A former economic adviser to Tony Blair appears set on a collision with No 10 and Gordon Brown after his publishers insisted they will press ahead with his new book detailing clashes between the prime minister and the chancellor.
Yesterday Downing Street hastily moved to reassure Mr Brown that No 10 had no prior knowledge of Derek Scott's book and had not cooperated with it. In a rare attack on a former adviser, Mr Blair's spokeswoman said yesterday that the book was designed to "cause trouble and sow division, as well as to make money". She admitted some people wanted to stir things up.
Mr Scott's publishers, IB Tauris, said yesterday that they would not allow the cabinet secretary, Sir Andrew Turnbull, to undertake a "wholesale evisceration" of the memoirs. Sir Andrew is said to be asking for large chunks of the already typeset book to be removed. As a special adviser, Mr Scott's employment contract made it clear he was under a duty of confidentiality to the crown through the civil service code.

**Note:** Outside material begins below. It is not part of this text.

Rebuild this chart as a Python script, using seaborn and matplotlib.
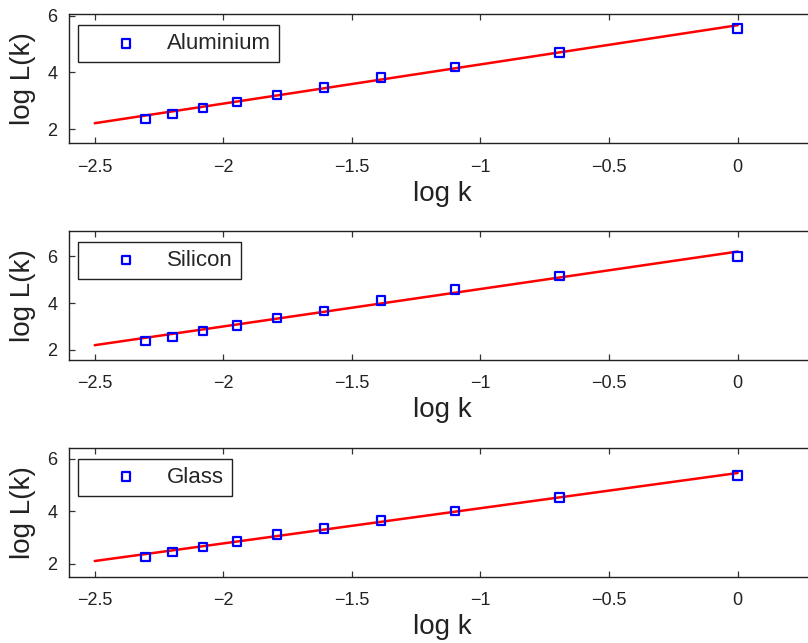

In an astonishing statement at the weekend, the chancellor's spokesman responded to the news of the book by saying: "This deliberate peddling of lies and distortions about Europe, tax and public spending and management of public finances is deliberately designed and orchestrated to put the Treasury in a bad light and will not be tolerated."

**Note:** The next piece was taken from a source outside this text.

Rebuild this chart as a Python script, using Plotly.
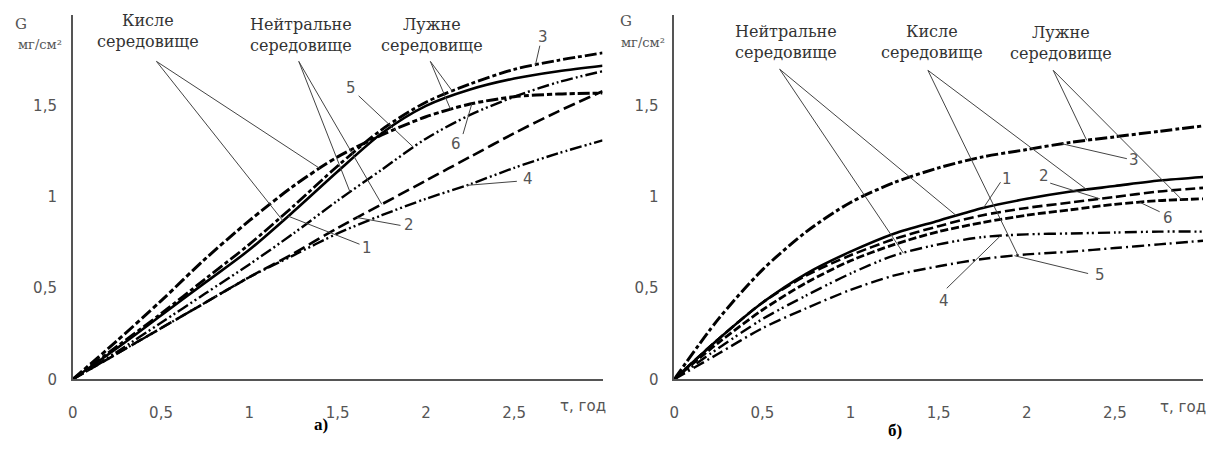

The Treasury did little to disguise its view that some figures close to Mr Blair were regularly briefing against the chancellor. He was angered recently, but bit his lip when the prime minister's chief of staff, Jonathan Powell, was quoted as saying Mr Brown's leadership ambitions amounted to a Shakespearean tragedy.

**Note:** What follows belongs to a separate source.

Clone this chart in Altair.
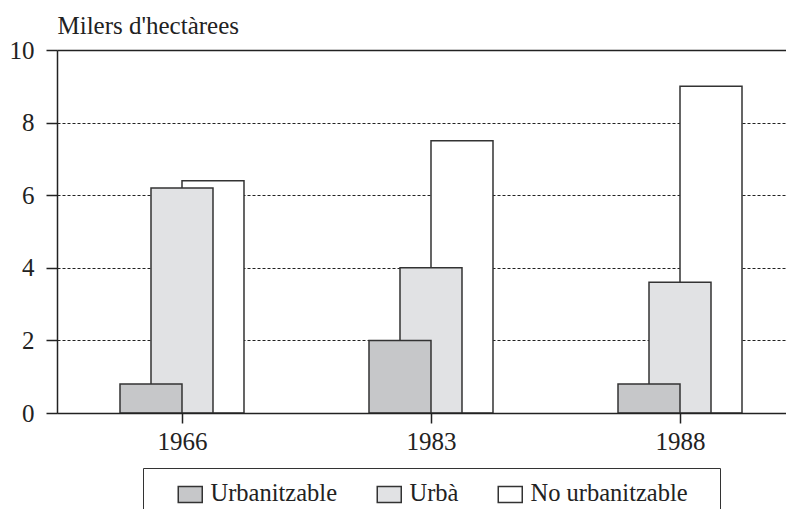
import altair as alt
import pandas as pd

# ---- data ----
years = ["1966", "1983", "1988"]
categories = ["Urbanitzable", "Urbà", "No urbanitzable"]
urbanitzable = [0.8, 2.0, 0.8]
urba = [6.2, 4.0, 3.6]
no_urbanitzable = [6.4, 7.5, 9.0]
y_ticks = [0, 2, 4, 6, 8, 10]

# ---- styling ----
colors = ["#c6c7c9", "#e1e2e4", "#ffffff"]
offsets = {"Urbanitzable": -31, "Urbà": 0, "No urbanitzable": 31}
FONT = "Liberation Serif"
INK = "#222222"

series = {"Urbanitzable": urbanitzable, "Urbà": urba, "No urbanitzable": no_urbanitzable}
rows = []
for i, yr in enumerate(years):
    for cat in categories:
        rows.append({"year": yr, "pos": i, "cat": cat, "value": series[cat][i]})
df = pd.DataFrame(rows)

label_expr = "[" + ",".join("'%s'" % y for y in years) + "][datum.value]"

x_enc = alt.X(
    "pos:Q",
    scale=alt.Scale(domain=[-0.502, 2.4257], nice=False, zero=False, padding=0),
    axis=alt.Axis(
        values=list(range(len(years))), labelExpr=label_expr, title=None, grid=False,
        tickSize=10, tickColor=INK, tickWidth=1.5, domainColor=INK, domainWidth=1.5,
        labelPadding=6, labelFontSize=25, labelFont=FONT, labelColor=INK,
        labelFlush=False, zindex=1,
    ),
)
y_enc = alt.Y(
    "value:Q",
    scale=alt.Scale(domain=[0, 10], nice=False),
    axis=alt.Axis(
        values=y_ticks, tickSize=11, tickColor=INK, tickWidth=1.5,
        domainColor=INK, domainWidth=1.5,
        labelPadding=12, labelFontSize=25, labelFont=FONT, labelColor=INK,
        title="Milers d'hectàrees", titleAngle=0, titleX=0, titleY=-17,
        titleAlign="left", titleBaseline="alphabetic", titleFont=FONT,
        titleFontSize=25, titleFontWeight="normal", titleColor=INK,
        gridDash={"condition": {"test": "datum.value === 10", "value": []}, "value": [3, 2]},
        gridColor=INK,
        gridWidth={"condition": {"test": "datum.value === 10", "value": 1.5}, "value": 1.2},
        gridOpacity=1,
    ),
)
color_enc = alt.Color(
    "cat:N",
    scale=alt.Scale(domain=categories, range=colors),
    legend=alt.Legend(
        orient="none", legendX=86, legendY=418, direction="horizontal",
        title=" ", titleOrient="left", titlePadding=21, titleFontSize=24.5,
        titleFont=FONT,
        padding=14, strokeColor="#333333",
        labelFont=FONT, labelFontSize=24.5, labelColor=INK, labelOffset=8,
        labelLimit=600,
        labelExpr="datum.label == 'No urbanitzable' ? datum.label + '\u2800' : datum.label",
        columnPadding=36,
        symbolType="M-1.5,-1H1.5V1H-1.5Z", symbolSize=256,
        symbolStrokeColor="#333333", symbolStrokeWidth=1.5, symbolOpacity=1,
    ),
)

base = alt.Chart(df).encode(x=x_enc, y=y_enc, color=color_enc)
layers = []
for cat in reversed(categories):
    layers.append(
        base.transform_filter(alt.datum.cat == cat).mark_bar(
            width=62, xOffset=offsets[cat], stroke="#333333", strokeWidth=1.5, opacity=1
        )
    )

chart = (
    alt.layer(*layers)
    .properties(
        width=729, height=363,
        autosize=alt.AutoSizeParams(type="none"),
        padding={"left": 49, "top": 42, "right": 0, "bottom": 96},
    )
    .configure_view(strokeWidth=0)
    .configure(style={"guide-label": {"font": FONT}, "guide-title": {"font": FONT}})
)

chart.save("out.html", embed_options={"renderer": "svg", "actions": False})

The book claims the two men have regular shouting matches, and the Treasury regularly leaves No 10 in the dark ahead of budgets and spending reviews. Although similar claims have been made in the past from people close to the prime minister, details of specific incidents from such a well-placed Downing Street figure will leave Mr Blair incandescent at a time when he is trying to smooth relations with Mr Brown.
But the growth in the memoirs industry, and the speed with which they are produced, has seen the duty of confidentiality repeatedly breached. Recent memoirs such as the diaries of the former foreign secretary, Robin Cook, were seen by the head of the civil service, but the Cabinet Office refused to say if revelatory articles by Martin Sixsmith, the former director of communications at the Department of Transport, were cleared in advance.
Mr Scott was Mr Blair's part-time economic adviser for six years before he left to work as an adviser to KPMG in December. Since then he has already spoken out twice - to claim taxes will have to rise at some point due to the Treasury's high public spending, and to criticise the draft European constitution. Mr Scott questioned Mr Blair's judgment in refusing for so long to back a referendum.